Copy out all of the material, matching it word for word.

-=-=-

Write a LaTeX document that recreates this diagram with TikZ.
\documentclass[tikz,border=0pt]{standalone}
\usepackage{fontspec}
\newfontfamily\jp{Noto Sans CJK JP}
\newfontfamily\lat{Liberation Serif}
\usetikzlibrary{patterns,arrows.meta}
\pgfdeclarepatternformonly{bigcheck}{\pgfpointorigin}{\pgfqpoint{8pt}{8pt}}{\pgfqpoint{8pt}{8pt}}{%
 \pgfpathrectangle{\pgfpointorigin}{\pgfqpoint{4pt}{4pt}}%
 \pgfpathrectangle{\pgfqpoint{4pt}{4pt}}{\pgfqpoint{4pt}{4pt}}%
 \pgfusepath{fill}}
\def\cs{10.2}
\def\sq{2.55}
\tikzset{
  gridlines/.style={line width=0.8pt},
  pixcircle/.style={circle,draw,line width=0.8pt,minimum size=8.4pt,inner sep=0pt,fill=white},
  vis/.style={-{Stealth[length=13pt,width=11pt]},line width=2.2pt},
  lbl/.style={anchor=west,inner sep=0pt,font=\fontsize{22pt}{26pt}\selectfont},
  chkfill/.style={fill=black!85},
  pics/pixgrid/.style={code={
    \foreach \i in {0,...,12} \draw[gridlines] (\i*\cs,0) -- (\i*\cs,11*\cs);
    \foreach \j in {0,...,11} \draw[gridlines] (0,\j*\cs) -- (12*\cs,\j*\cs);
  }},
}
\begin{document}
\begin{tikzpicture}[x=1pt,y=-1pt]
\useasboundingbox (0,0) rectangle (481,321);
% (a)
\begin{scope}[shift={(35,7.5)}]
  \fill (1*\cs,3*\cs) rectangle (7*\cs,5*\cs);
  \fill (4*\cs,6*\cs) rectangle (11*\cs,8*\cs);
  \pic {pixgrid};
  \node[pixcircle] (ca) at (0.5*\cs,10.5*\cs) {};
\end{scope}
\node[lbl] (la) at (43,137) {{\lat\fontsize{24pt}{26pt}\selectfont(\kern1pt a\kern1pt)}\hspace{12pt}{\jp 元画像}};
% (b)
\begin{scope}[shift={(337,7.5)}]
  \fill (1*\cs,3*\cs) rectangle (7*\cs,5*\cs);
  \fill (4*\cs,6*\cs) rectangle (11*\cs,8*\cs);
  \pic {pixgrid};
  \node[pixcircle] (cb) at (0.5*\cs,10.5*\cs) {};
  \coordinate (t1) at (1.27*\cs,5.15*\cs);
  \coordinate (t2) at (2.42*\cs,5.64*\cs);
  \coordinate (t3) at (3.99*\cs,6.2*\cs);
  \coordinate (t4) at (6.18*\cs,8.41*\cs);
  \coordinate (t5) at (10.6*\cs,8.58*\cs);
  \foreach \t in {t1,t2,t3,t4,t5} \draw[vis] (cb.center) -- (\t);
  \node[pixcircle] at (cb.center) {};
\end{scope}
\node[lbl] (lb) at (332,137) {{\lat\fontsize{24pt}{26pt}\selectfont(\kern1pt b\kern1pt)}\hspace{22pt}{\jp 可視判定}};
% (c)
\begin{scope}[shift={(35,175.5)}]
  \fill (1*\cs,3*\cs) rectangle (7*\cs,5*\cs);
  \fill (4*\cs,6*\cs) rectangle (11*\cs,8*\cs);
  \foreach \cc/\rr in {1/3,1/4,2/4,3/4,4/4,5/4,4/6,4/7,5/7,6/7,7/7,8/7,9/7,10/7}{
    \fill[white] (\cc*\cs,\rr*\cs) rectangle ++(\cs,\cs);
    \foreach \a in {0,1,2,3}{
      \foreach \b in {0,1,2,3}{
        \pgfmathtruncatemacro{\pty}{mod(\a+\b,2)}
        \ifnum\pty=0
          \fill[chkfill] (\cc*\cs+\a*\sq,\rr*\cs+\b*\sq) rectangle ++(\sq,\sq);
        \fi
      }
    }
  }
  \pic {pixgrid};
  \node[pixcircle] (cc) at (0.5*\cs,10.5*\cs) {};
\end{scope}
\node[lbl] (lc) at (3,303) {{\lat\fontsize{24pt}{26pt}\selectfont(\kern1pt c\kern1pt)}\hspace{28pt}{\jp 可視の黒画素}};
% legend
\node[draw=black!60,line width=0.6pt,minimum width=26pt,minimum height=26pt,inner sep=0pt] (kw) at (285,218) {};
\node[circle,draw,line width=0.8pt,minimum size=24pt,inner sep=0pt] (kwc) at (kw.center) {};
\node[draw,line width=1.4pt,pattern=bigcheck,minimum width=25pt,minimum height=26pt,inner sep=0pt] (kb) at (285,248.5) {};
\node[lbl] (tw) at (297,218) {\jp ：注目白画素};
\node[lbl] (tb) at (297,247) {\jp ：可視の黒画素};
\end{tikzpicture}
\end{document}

-=-=-

RESPONSE TO THIS EXERCISE:
Write a LaTeX document that recreates this diagram with TikZ.
\documentclass[tikz,border=0pt]{standalone}
\usepackage{fontspec}
\newfontfamily\jp{Noto Sans CJK JP}
\newfontfamily\lat{Liberation Serif}
\usetikzlibrary{patterns,arrows.meta}
\pgfdeclarepatternformonly{bigcheck}{\pgfpointorigin}{\pgfqpoint{8pt}{8pt}}{\pgfqpoint{8pt}{8pt}}{%
 \pgfpathrectangle{\pgfpointorigin}{\pgfqpoint{4pt}{4pt}}%
 \pgfpathrectangle{\pgfqpoint{4pt}{4pt}}{\pgfqpoint{4pt}{4pt}}%
 \pgfusepath{fill}}
\def\cs{10.2}
\def\sq{2.55}
\tikzset{
  gridlines/.style={line width=0.8pt},
  pixcircle/.style={circle,draw,line width=0.8pt,minimum size=8.4pt,inner sep=0pt,fill=white},
  vis/.style={-{Stealth[length=13pt,width=11pt]},line width=2.2pt},
  lbl/.style={anchor=west,inner sep=0pt,font=\fontsize{22pt}{26pt}\selectfont},
  chkfill/.style={fill=black!85},
  pics/pixgrid/.style={code={
    \foreach \i in {0,...,12} \draw[gridlines] (\i*\cs,0) -- (\i*\cs,11*\cs);
    \foreach \j in {0,...,11} \draw[gridlines] (0,\j*\cs) -- (12*\cs,\j*\cs);
  }},
}
\begin{document}
\begin{tikzpicture}[x=1pt,y=-1pt]
\useasboundingbox (0,0) rectangle (481,321);
% (a)
\begin{scope}[shift={(35,7.5)}]
  \fill (1*\cs,3*\cs) rectangle (7*\cs,5*\cs);
  \fill (4*\cs,6*\cs) rectangle (11*\cs,8*\cs);
  \pic {pixgrid};
  \node[pixcircle] (ca) at (0.5*\cs,10.5*\cs) {};
\end{scope}
\node[lbl] (la) at (43,137) {{\lat\fontsize{24pt}{26pt}\selectfont(\kern1pt a\kern1pt)}\hspace{12pt}{\jp 元画像}};
% (b)
\begin{scope}[shift={(337,7.5)}]
  \fill (1*\cs,3*\cs) rectangle (7*\cs,5*\cs);
  \fill (4*\cs,6*\cs) rectangle (11*\cs,8*\cs);
  \pic {pixgrid};
  \node[pixcircle] (cb) at (0.5*\cs,10.5*\cs) {};
  \coordinate (t1) at (1.27*\cs,5.15*\cs);
  \coordinate (t2) at (2.42*\cs,5.64*\cs);
  \coordinate (t3) at (3.99*\cs,6.2*\cs);
  \coordinate (t4) at (6.18*\cs,8.41*\cs);
  \coordinate (t5) at (10.6*\cs,8.58*\cs);
  \foreach \t in {t1,t2,t3,t4,t5} \draw[vis] (cb.center) -- (\t);
  \node[pixcircle] at (cb.center) {};
\end{scope}
\node[lbl] (lb) at (332,137) {{\lat\fontsize{24pt}{26pt}\selectfont(\kern1pt b\kern1pt)}\hspace{22pt}{\jp 可視判定}};
% (c)
\begin{scope}[shift={(35,175.5)}]
  \fill (1*\cs,3*\cs) rectangle (7*\cs,5*\cs);
  \fill (4*\cs,6*\cs) rectangle (11*\cs,8*\cs);
  \foreach \cc/\rr in {1/3,1/4,2/4,3/4,4/4,5/4,4/6,4/7,5/7,6/7,7/7,8/7,9/7,10/7}{
    \fill[white] (\cc*\cs,\rr*\cs) rectangle ++(\cs,\cs);
    \foreach \a in {0,1,2,3}{
      \foreach \b in {0,1,2,3}{
        \pgfmathtruncatemacro{\pty}{mod(\a+\b,2)}
        \ifnum\pty=0
          \fill[chkfill] (\cc*\cs+\a*\sq,\rr*\cs+\b*\sq) rectangle ++(\sq,\sq);
        \fi
      }
    }
  }
  \pic {pixgrid};
  \node[pixcircle] (cc) at (0.5*\cs,10.5*\cs) {};
\end{scope}
\node[lbl] (lc) at (3,303) {{\lat\fontsize{24pt}{26pt}\selectfont(\kern1pt c\kern1pt)}\hspace{28pt}{\jp 可視の黒画素}};
% legend
\node[draw=black!60,line width=0.6pt,minimum width=26pt,minimum height=26pt,inner sep=0pt] (kw) at (285,218) {};
\node[circle,draw,line width=0.8pt,minimum size=24pt,inner sep=0pt] (kwc) at (kw.center) {};
\node[draw,line width=1.4pt,pattern=bigcheck,minimum width=25pt,minimum height=26pt,inner sep=0pt] (kb) at (285,248.5) {};
\node[lbl] (tw) at (297,218) {\jp ：注目白画素};
\node[lbl] (tb) at (297,247) {\jp ：可視の黒画素};
\end{tikzpicture}
\end{document}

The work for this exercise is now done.